Give the material once more, word for word, without any images.

▸ **Provided data**:
-- Start --

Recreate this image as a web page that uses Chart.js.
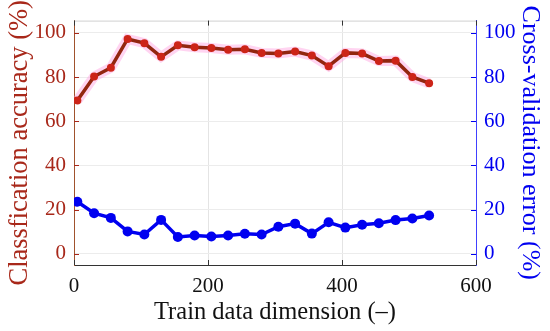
<!DOCTYPE html>
<html>
<head>
<meta charset="utf-8">
<script src="https://cdn.jsdelivr.net/npm/chart.js@4/dist/chart.umd.min.js"></script>
<style>
  html, body { margin: 0; padding: 0; background: #fff; }
  #wrap { width: 550px; height: 331px; position: relative; }
</style>
</head>
<body>
<div id="wrap"><canvas id="accGraph"></canvas></div>
<script>
//train data dimensions
const dims = [5, 30, 55, 80, 105, 130, 155, 180, 205, 230, 255, 280, 305, 330, 355, 380, 405, 430, 455, 480, 505, 530];
//classification accuracy (%)
const accVals = [69.4, 80.2, 84.2, 97.2, 95.3, 89.1, 94.3, 93.5, 93.1, 92.3, 92.5, 90.9, 90.6, 91.5, 89.7, 84.9, 90.9, 90.6, 87.2, 87.4, 80.0, 77.2];
//cross-validation error (%)
const errVals = [23.6, 18.4, 16.3, 10.2, 8.8, 15.4, 7.7, 8.3, 7.9, 8.3, 9.1, 8.8, 12.3, 13.7, 9.2, 14.3, 11.9, 13.2, 13.9, 15.3, 16.0, 17.4];
//tick labels
const xTicks = [0, 200, 400, 600];
const yTicks = [0, 20, 40, 60, 80, 100];

const redC = "#a8281a";
const blueC = "#0000f0";
const serif = "'Liberation Serif', 'DejaVu Serif', serif";

const pts = arr => dims.map((d, i) => ({ x: d, y: arr[i] }));

//inward ticks + top box line
const boxPlugin = {
  id: "box",
  afterDraw(c) {
    const a = c.chartArea, g = c.ctx;
    const sx = c.scales.x, sl = c.scales.yL, sr = c.scales.yR;
    g.save();
    g.lineWidth = 1;
    g.strokeStyle = "#d0d0d0";
    g.beginPath(); g.moveTo(a.left, a.top + 0.5); g.lineTo(a.right, a.top + 0.5); g.stroke();
    g.strokeStyle = "#333";
    xTicks.forEach(v => {
      const px = Math.round(sx.getPixelForValue(v)) + 0.5;
      g.beginPath(); g.moveTo(px, a.bottom); g.lineTo(px, a.bottom - 5); g.stroke();
      g.beginPath(); g.moveTo(px, a.top); g.lineTo(px, a.top + 5); g.stroke();
    });
    g.strokeStyle = redC;
    yTicks.forEach(v => {
      const py = Math.round(sl.getPixelForValue(v)) + 0.5;
      g.beginPath(); g.moveTo(a.left, py); g.lineTo(a.left + 5, py); g.stroke();
    });
    g.strokeStyle = blueC;
    yTicks.forEach(v => {
      const py = Math.round(sr.getPixelForValue(v)) + 0.5;
      g.beginPath(); g.moveTo(a.right, py); g.lineTo(a.right - 5, py); g.stroke();
    });
    g.restore();
  }
};

const fixTicks = list => axis => { axis.ticks = list.map(v => ({ value: v })); };

new Chart(document.getElementById("accGraph"), {
  type: "line",
  data: {
    datasets: [
      {//pink halo
        data: pts(accVals), yAxisID: "yL",
        borderColor: "rgba(255,160,225,0.45)", borderWidth: 10,
        pointRadius: 0, tension: 0, order: 3
      },
      {
        label: "accuracy", data: pts(accVals), yAxisID: "yL",
        borderColor: "#92260f", backgroundColor: "#cc2418",
        borderWidth: 3.5, pointRadius: 4, pointBorderWidth: 0, tension: 0, order: 1
      },
      {
        label: "error", data: pts(errVals), yAxisID: "yR",
        borderColor: blueC, backgroundColor: blueC,
        borderWidth: 3.5, pointRadius: 5, pointBorderWidth: 0, tension: 0, order: 2
      }
    ]
  },
  options: {
    responsive: true,
    maintainAspectRatio: false,
    animation: false,
    layout: { padding: { top: 17, left: 0, right: 0, bottom: 0 } },
    plugins: { legend: { display: false }, tooltip: { enabled: false } },
    scales: {
      x: {
        type: "linear", min: 0, max: 600,
        afterBuildTicks: fixTicks(xTicks),
        afterFit: s => { s.height = 66; },
        grid: { color: "#e4e4e4", drawTicks: false },
        border: { color: "#333", width: 1 },
        ticks: { color: "#111", font: { family: serif, size: 21 }, padding: 9 },
        title: { display: true, text: "Train data dimension (–)", color: "#111",
                 font: { family: serif, size: 24.5 }, padding: { top: -4 } }
      },
      yL: {
        position: "left", min: -5, max: 105.5,
        afterBuildTicks: fixTicks(yTicks),
        afterFit: s => { s.width = 74; },
        grid: { color: "#ececec", drawTicks: false },
        border: { color: "#a0522d", width: 1 },
        ticks: { color: redC, font: { family: serif, size: 21 }, padding: 8 },
        title: { display: true, text: "Classfication accuracy (%)", color: redC,
                 font: { family: serif, size: 26.5 }, padding: { top: 4, bottom: 0 } }
      },
      yR: {
        position: "right", min: -5, max: 105.5,
        afterBuildTicks: fixTicks(yTicks),
        afterFit: s => { s.width = 74; },
        grid: { display: false, drawTicks: false },
        border: { color: "#4040ff", width: 1 },
        ticks: { color: blueC, font: { family: serif, size: 21 }, padding: 8 },
        title: { display: true, text: "Cross-validation error (%)", color: blueC,
                 font: { family: serif, size: 26 }, padding: { top: 5, bottom: 0 } }
      }
    }
  },
  plugins: [boxPlugin]
});
</script>
</body>
</html>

-- End --

▸ **Final result**:
Recreate this image as a web page that uses Chart.js.
<!DOCTYPE html>
<html>
<head>
<meta charset="utf-8">
<script src="https://cdn.jsdelivr.net/npm/chart.js@4/dist/chart.umd.min.js"></script>
<style>
  html, body { margin: 0; padding: 0; background: #fff; }
  #wrap { width: 550px; height: 331px; position: relative; }
</style>
</head>
<body>
<div id="wrap"><canvas id="accGraph"></canvas></div>
<script>
//train data dimensions
const dims = [5, 30, 55, 80, 105, 130, 155, 180, 205, 230, 255, 280, 305, 330, 355, 380, 405, 430, 455, 480, 505, 530];
//classification accuracy (%)
const accVals = [69.4, 80.2, 84.2, 97.2, 95.3, 89.1, 94.3, 93.5, 93.1, 92.3, 92.5, 90.9, 90.6, 91.5, 89.7, 84.9, 90.9, 90.6, 87.2, 87.4, 80.0, 77.2];
//cross-validation error (%)
const errVals = [23.6, 18.4, 16.3, 10.2, 8.8, 15.4, 7.7, 8.3, 7.9, 8.3, 9.1, 8.8, 12.3, 13.7, 9.2, 14.3, 11.9, 13.2, 13.9, 15.3, 16.0, 17.4];
//tick labels
const xTicks = [0, 200, 400, 600];
const yTicks = [0, 20, 40, 60, 80, 100];

const redC = "#a8281a";
const blueC = "#0000f0";
const serif = "'Liberation Serif', 'DejaVu Serif', serif";

const pts = arr => dims.map((d, i) => ({ x: d, y: arr[i] }));

//inward ticks + top box line
const boxPlugin = {
  id: "box",
  afterDraw(c) {
    const a = c.chartArea, g = c.ctx;
    const sx = c.scales.x, sl = c.scales.yL, sr = c.scales.yR;
    g.save();
    g.lineWidth = 1;
    g.strokeStyle = "#d0d0d0";
    g.beginPath(); g.moveTo(a.left, a.top + 0.5); g.lineTo(a.right, a.top + 0.5); g.stroke();
    g.strokeStyle = "#333";
    xTicks.forEach(v => {
      const px = Math.round(sx.getPixelForValue(v)) + 0.5;
      g.beginPath(); g.moveTo(px, a.bottom); g.lineTo(px, a.bottom - 5); g.stroke();
      g.beginPath(); g.moveTo(px, a.top); g.lineTo(px, a.top + 5); g.stroke();
    });
    g.strokeStyle = redC;
    yTicks.forEach(v => {
      const py = Math.round(sl.getPixelForValue(v)) + 0.5;
      g.beginPath(); g.moveTo(a.left, py); g.lineTo(a.left + 5, py); g.stroke();
    });
    g.strokeStyle = blueC;
    yTicks.forEach(v => {
      const py = Math.round(sr.getPixelForValue(v)) + 0.5;
      g.beginPath(); g.moveTo(a.right, py); g.lineTo(a.right - 5, py); g.stroke();
    });
    g.restore();
  }
};

const fixTicks = list => axis => { axis.ticks = list.map(v => ({ value: v })); };

new Chart(document.getElementById("accGraph"), {
  type: "line",
  data: {
    datasets: [
      {//pink halo
        data: pts(accVals), yAxisID: "yL",
        borderColor: "rgba(255,160,225,0.45)", borderWidth: 10,
        pointRadius: 0, tension: 0, order: 3
      },
      {
        label: "accuracy", data: pts(accVals), yAxisID: "yL",
        borderColor: "#92260f", backgroundColor: "#cc2418",
        borderWidth: 3.5, pointRadius: 4, pointBorderWidth: 0, tension: 0, order: 1
      },
      {
        label: "error", data: pts(errVals), yAxisID: "yR",
        borderColor: blueC, backgroundColor: blueC,
        borderWidth: 3.5, pointRadius: 5, pointBorderWidth: 0, tension: 0, order: 2
      }
    ]
  },
  options: {
    responsive: true,
    maintainAspectRatio: false,
    animation: false,
    layout: { padding: { top: 17, left: 0, right: 0, bottom: 0 } },
    plugins: { legend: { display: false }, tooltip: { enabled: false } },
    scales: {
      x: {
        type: "linear", min: 0, max: 600,
        afterBuildTicks: fixTicks(xTicks),
        afterFit: s => { s.height = 66; },
        grid: { color: "#e4e4e4", drawTicks: false },
        border: { color: "#333", width: 1 },
        ticks: { color: "#111", font: { family: serif, size: 21 }, padding: 9 },
        title: { display: true, text: "Train data dimension (–)", color: "#111",
                 font: { family: serif, size: 24.5 }, padding: { top: -4 } }
      },
      yL: {
        position: "left", min: -5, max: 105.5,
        afterBuildTicks: fixTicks(yTicks),
        afterFit: s => { s.width = 74; },
        grid: { color: "#ececec", drawTicks: false },
        border: { color: "#a0522d", width: 1 },
        ticks: { color: redC, font: { family: serif, size: 21 }, padding: 8 },
        title: { display: true, text: "Classfication accuracy (%)", color: redC,
                 font: { family: serif, size: 26.5 }, padding: { top: 4, bottom: 0 } }
      },
      yR: {
        position: "right", min: -5, max: 105.5,
        afterBuildTicks: fixTicks(yTicks),
        afterFit: s => { s.width = 74; },
        grid: { display: false, drawTicks: false },
        border: { color: "#4040ff", width: 1 },
        ticks: { color: blueC, font: { family: serif, size: 21 }, padding: 8 },
        title: { display: true, text: "Cross-validation error (%)", color: blueC,
                 font: { family: serif, size: 26 }, padding: { top: 5, bottom: 0 } }
      }
    }
  },
  plugins: [boxPlugin]
});
</script>
</body>
</html>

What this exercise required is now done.